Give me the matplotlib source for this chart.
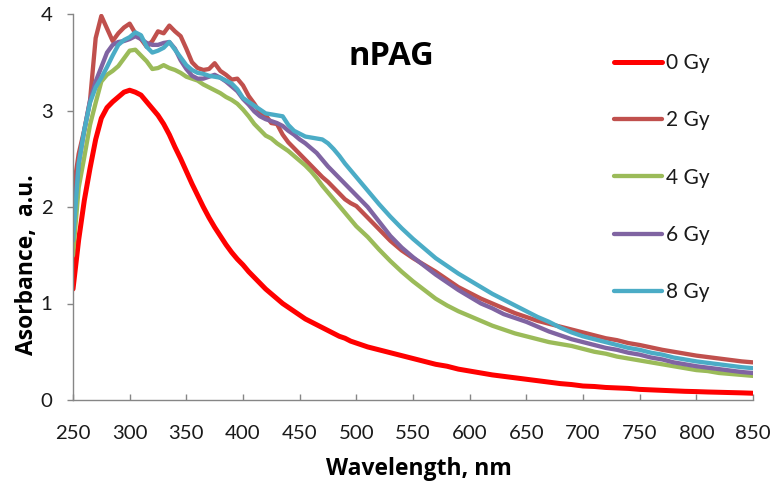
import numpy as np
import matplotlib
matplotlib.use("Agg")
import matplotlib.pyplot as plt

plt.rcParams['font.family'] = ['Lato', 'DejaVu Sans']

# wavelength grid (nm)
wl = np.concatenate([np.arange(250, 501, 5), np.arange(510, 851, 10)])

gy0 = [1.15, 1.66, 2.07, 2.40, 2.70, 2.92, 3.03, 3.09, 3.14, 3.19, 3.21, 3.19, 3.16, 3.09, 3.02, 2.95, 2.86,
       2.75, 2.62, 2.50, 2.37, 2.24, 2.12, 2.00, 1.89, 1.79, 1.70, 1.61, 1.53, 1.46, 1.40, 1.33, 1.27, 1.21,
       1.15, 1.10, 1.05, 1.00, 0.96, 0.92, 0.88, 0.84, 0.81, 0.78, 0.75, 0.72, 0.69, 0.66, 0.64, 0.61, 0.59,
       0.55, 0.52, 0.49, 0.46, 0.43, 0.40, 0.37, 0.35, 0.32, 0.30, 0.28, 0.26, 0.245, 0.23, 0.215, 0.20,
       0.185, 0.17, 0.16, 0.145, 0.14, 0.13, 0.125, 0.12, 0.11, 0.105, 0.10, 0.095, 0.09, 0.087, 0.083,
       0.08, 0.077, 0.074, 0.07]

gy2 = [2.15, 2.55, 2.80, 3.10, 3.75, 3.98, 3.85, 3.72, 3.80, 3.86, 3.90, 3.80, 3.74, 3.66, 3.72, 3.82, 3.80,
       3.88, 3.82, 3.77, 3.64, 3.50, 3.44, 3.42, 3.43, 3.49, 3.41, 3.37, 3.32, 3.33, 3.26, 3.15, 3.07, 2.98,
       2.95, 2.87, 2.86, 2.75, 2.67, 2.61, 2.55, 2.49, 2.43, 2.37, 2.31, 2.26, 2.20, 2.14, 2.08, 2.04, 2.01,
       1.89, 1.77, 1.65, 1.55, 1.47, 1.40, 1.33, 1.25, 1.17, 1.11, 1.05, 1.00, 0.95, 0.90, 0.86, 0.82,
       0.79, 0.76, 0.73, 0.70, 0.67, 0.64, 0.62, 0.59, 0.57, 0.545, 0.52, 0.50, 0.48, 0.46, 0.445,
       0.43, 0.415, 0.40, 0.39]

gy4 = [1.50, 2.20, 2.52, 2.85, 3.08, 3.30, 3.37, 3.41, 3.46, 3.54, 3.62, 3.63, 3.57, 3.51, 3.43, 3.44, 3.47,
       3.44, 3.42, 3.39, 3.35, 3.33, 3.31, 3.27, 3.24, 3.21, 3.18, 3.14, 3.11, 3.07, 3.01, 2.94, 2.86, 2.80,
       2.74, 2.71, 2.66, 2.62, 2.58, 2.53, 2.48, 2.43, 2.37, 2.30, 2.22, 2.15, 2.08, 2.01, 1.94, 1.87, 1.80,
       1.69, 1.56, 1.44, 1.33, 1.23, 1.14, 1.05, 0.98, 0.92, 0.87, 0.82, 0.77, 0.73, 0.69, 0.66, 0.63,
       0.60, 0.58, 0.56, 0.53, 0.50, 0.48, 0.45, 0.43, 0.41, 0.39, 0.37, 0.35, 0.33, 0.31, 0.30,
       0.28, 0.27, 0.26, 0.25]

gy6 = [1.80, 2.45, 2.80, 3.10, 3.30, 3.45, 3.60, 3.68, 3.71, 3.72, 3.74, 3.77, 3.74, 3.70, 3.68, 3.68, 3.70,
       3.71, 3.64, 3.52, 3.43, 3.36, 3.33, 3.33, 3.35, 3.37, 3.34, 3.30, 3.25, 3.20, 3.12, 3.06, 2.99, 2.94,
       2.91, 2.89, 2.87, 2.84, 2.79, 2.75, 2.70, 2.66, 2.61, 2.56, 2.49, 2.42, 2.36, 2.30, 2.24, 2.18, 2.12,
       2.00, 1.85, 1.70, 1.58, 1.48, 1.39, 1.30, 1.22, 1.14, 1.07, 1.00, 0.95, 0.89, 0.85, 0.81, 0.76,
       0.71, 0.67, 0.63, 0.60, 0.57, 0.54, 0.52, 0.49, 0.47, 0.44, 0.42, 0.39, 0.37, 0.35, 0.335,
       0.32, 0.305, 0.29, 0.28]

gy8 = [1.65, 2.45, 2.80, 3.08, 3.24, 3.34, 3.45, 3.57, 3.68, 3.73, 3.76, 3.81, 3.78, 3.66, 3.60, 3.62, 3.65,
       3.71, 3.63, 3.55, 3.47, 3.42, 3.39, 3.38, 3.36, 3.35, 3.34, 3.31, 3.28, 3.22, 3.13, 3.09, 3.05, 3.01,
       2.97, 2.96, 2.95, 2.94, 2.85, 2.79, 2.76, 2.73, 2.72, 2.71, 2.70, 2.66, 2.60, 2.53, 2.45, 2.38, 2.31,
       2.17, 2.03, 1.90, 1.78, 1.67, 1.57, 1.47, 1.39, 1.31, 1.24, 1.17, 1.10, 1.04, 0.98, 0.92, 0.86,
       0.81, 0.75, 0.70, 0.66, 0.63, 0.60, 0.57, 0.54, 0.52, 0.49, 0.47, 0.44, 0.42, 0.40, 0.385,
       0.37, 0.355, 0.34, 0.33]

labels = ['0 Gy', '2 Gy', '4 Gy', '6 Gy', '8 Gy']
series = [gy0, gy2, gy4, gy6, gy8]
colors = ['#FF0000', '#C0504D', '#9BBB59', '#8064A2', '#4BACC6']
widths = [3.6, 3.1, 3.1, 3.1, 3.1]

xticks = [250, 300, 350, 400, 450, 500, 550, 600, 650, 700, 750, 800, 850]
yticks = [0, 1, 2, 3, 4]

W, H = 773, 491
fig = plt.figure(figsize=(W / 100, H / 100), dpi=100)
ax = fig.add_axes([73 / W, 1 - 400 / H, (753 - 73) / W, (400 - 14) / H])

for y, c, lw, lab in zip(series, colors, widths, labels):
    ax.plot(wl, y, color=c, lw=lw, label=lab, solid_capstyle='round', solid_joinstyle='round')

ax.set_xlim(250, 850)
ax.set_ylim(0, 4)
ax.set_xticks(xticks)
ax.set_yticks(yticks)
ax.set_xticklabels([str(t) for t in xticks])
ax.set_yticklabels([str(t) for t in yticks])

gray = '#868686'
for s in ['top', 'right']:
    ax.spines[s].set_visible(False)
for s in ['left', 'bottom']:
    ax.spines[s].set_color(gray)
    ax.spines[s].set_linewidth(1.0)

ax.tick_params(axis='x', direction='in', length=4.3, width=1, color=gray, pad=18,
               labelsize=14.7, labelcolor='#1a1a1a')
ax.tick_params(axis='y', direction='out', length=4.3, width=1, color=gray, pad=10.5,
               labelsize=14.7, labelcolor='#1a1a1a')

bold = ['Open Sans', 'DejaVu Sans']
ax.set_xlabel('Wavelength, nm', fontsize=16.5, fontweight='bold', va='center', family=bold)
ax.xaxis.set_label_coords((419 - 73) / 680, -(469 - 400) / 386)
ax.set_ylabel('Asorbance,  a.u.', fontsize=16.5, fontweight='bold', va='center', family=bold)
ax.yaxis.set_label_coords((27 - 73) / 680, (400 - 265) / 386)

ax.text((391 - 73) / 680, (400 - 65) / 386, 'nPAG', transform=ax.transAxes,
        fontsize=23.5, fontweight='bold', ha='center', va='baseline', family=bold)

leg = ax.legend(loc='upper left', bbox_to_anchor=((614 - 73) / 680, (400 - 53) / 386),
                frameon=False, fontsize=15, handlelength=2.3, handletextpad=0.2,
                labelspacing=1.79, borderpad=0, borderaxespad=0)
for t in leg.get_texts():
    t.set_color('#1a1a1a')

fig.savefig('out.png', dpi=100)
○ ○ ○ ○ ○
Write only the number of lines in the data above that include "matplotlib".

4